Honorary guest conductor Naoto Otomo -- for a long time a highly regarded leading figure and central to the Japanese orchestral scene -- directed the TSO with great assurance from the podium, with young violin sensation Moné Hattori making a bold entrance in a dazzling blue-green dress for that most iconic of all violin concertos, that by Finnish composer Sibelius. Still only 24, this prodigious talent was born in Tokyo into an influential musical family, taking the musical world by storm at a very tender age in 2009 when she became first prize winner of the 11th Lipinski & Wieniawski Competition for Young Violinists in Poland.

Since 2020, Hattori has been studying with the great teacher Zahkar Bron, one of today's leading pedagogues, as well as at the Toho Gakuen School of Music -- Tokyo's own admired institution of excellence.

Performing on a priceless, sweet-sounding 1743 Pietro Guarneri violin (on generous loan from Ueno Fine Chemicals Industry), her approach to the Sibelius was certainly one of the most energised that this reviewer has ever encountered, with breakneck tempos in the already rapid passage-work of the outer movements challenging the audience's ears to keep up with her ultra fiery interpretation.

The orchestra supported sympathetically throughout, with secure contributions from the viola front desk in the first Allegro moderato movement, the clarinets in the second Adagio di molto movement, and all string front desks in a rhythmically taut Allegro, ma non tanto finale. Meanwhile, Hattori's lightning-fast delivery of the famous up-bow-staccato challenge in rising 3rds was of the truly dare-devilish variety, on the very edge of left- and right-hand technical feasibility!
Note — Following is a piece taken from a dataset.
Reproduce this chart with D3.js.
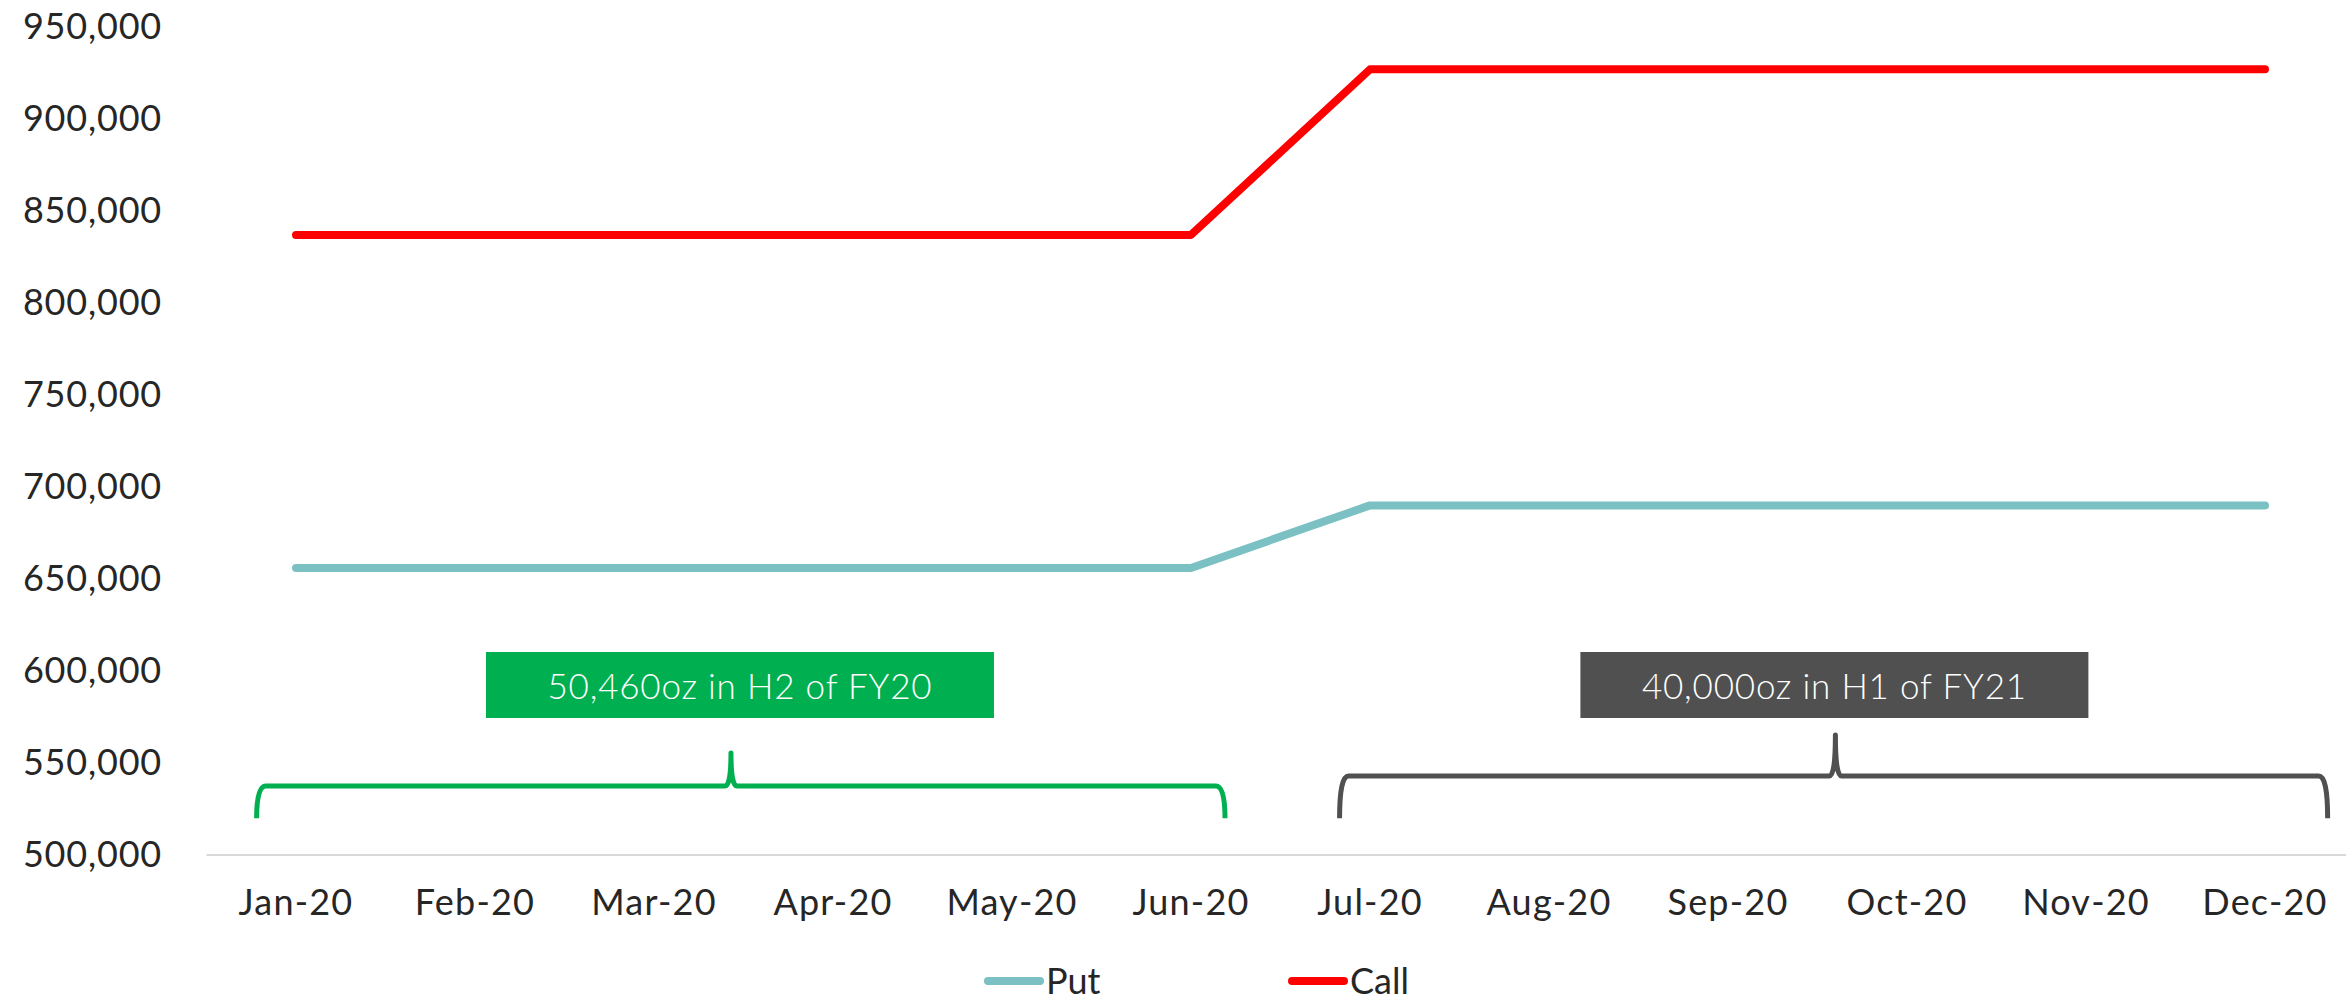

Overwhelmed by this experience, the enraptured audience then demanded not one but two encores from the soloist -- Cleopatra by Turkish composer Fazil Say and Scherzo by Fritz Kreisler, both of which showcased her incredible, jaw-dropping virtuosity.

Conductor Naoto Otomo.

A powerful, full-blooded reading of Brahms' Symphony No.1 after the intermission then made an equally positive impression on the patrons of the TCC and reminded everyone of what the composer broadly set out to accomplish with this pivotal opus. In his daunting self-imposed mission to match Beethoven's symphonic legacy (as self-conscious heir-apparent to the "great creator"), he became utterly obsessed with filling every last corner of his own all-embracing universal conception with a comprehensive compositional content vis-à-vis every parameter of musical language. The extensive exploration of melody and thematic development, driving rhythmic vitality and insistent phrasing, the profound harmonic structuring which propels the overall design from C minor to tonic major (as in Beethoven's 5th) -- all these aspects were conveyed forcibly.

Not least, it was his desire to cover so comprehensively the vast instrumental range and pitch-register possibilities of the symphony orchestra, which also preoccupied Brahms to a large degree, and in this polished interpretation by maestro Naoto Otoma and the Tokyo Symphony Orchestra, that aspect of symphonic "high fidelity" came across most convincingly. Hence, the lower strings, in particular, with impressively honed double-bass and cello sections underpinning with deep and resonant tone, projected noticeably well into the cavernous TCC -- a space so large that this level of tone production is often, alas, not achieved.

Moreover, a wonderfully rounded and penetrating contra-bassoon timbre added significant weight and presence to Brahms' thick textural orchestration, as did the finely blended trombone section. At the other end of the registered spectrum, the TSO also boasts excellent woodwind players in every seat, not to mention a very fine-sounding upper-string section led by concertmaster Issey Kobayashi who played his slow movement solo beautifully. The poignant French Horn solo, which heralds the gloriously extended transition into the tonic major denouement, was also rendered with a sublime panache.

Consequently the TSO also needed two encores to fully satiate the crowd's enthusiasm. Sweet Words by King Bhumibol Adulyadej the Great was most fitting as regards to the friendship theme of this concert, followed by Yagibushi, an electrifying Japanese folk song arrangement which really brought the house down. Bringing into stark relief the truth that all neighbouring countries in a geographical region retain their own distinct cultural characteristics and styles, this juxtaposition was indeed a delightful way to bring proceedings to a close.